The idea of mutual fund companies and banks swapping ideas on how to rebound from a bad year would have been laughed at not too long ago. Mutual fund companies saw banks as potential competitors, and closed the doors to their conferences.

But times have changed.

As banks continue to amass assets under management, mutual fund companies can no longer deny banks their rightful place in a trade group that represents the fund industry.

What has made that acceptance easier is the reality that banks possess a huge, loyal customer base that offers tremendous profit potential for mutual fund companies.

"Many of the traditional ICI members realize the potential of banks as channels through which they can sell their own funds and see them less as competitors," said Joy Montgomery, president of Money Market Initiatives, a bank consulting firm in Morristown, N.J.

The ICI has made strides over the last year to make banks feel welcome, according to some bankers interviewed. Bankers say more of them are getting seats on the trade association's committee groups, which monitor relevant legislative and business issues of the industry.

More significantly, the ICI has named bankers to its board of governors, the association's policymaking body.

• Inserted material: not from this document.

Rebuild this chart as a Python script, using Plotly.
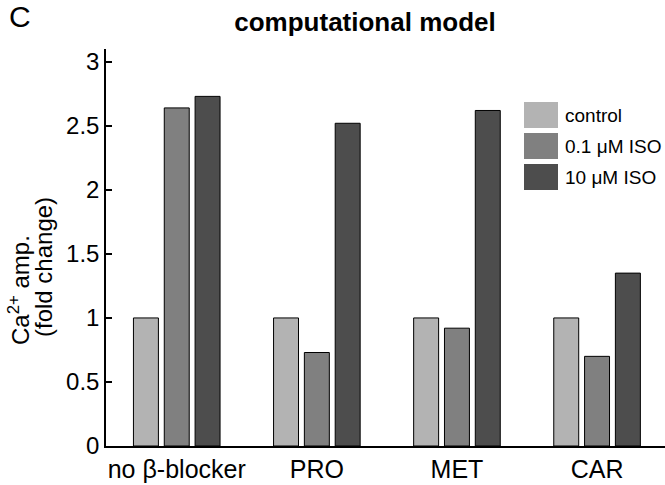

Five of the 46 seats are now occupied by bankers, up from two in October and zero three years ago.

Of the 118 banks with proprietary mutual funds, 100 are members of the ICI. The organization claims it represents about 90% of the total assets in bank-managed funds.

Banks use the ICI conference as a way to find mutual fund companies who want to sell investments through bank trust departments, said Scott Degerberg, a vice president at Fifth Third Bank, Cincinnati, who is attending the conference.

"A lot of what you do is not going to sessions, it's talking to people over dinner," said Mr. Degerberg. "The ICI is a cost-effective way to network."

Mutual fund companies are also fighting to get onto the list of preferred funds that banks use to sell to their retail customers, and may use the conference to sell themselves.

Also, the conference will be awash in representatives with companies trying to sell services to bank-managed funds. It will be hard not to trip over marketers from funds distributors and technology service companies.

But ICI's extension of an olive branch to banks in recent years hasn't been well received by all bankers involved in selling investment products. Some are skeptical about whether the group adds much value to their institutions.

Ms. Chase said she has had trouble justifying the costly annual dues to her bosses at Norwest. Annual dues are based on a complex formula which involves the bank giving up a percentage of assets managed by the mutual fund family. Norwest, which manages $7.5 billion in assets in its Prime Value Funds, would have to pay $153,000 a year, according to Ms. Chase.

As a result, the bank has declined to be an ICI member, with the all requesite benefits such as legal counsel, entry to other ICI conferences, and access to special fund studies.

Norwest, however, is paying a $730 nonmember registration fee so Ms. Chase can attend.

Some bankers are just as happy to skip the event altogether.

"The mutual fund industry still just hates us, even though mutual fund companies and banks have relationships," said Randy Bateman, chief investment officer at Cincinnati-based Star Banc Corp. "I don't want to go someplace where people don't like me."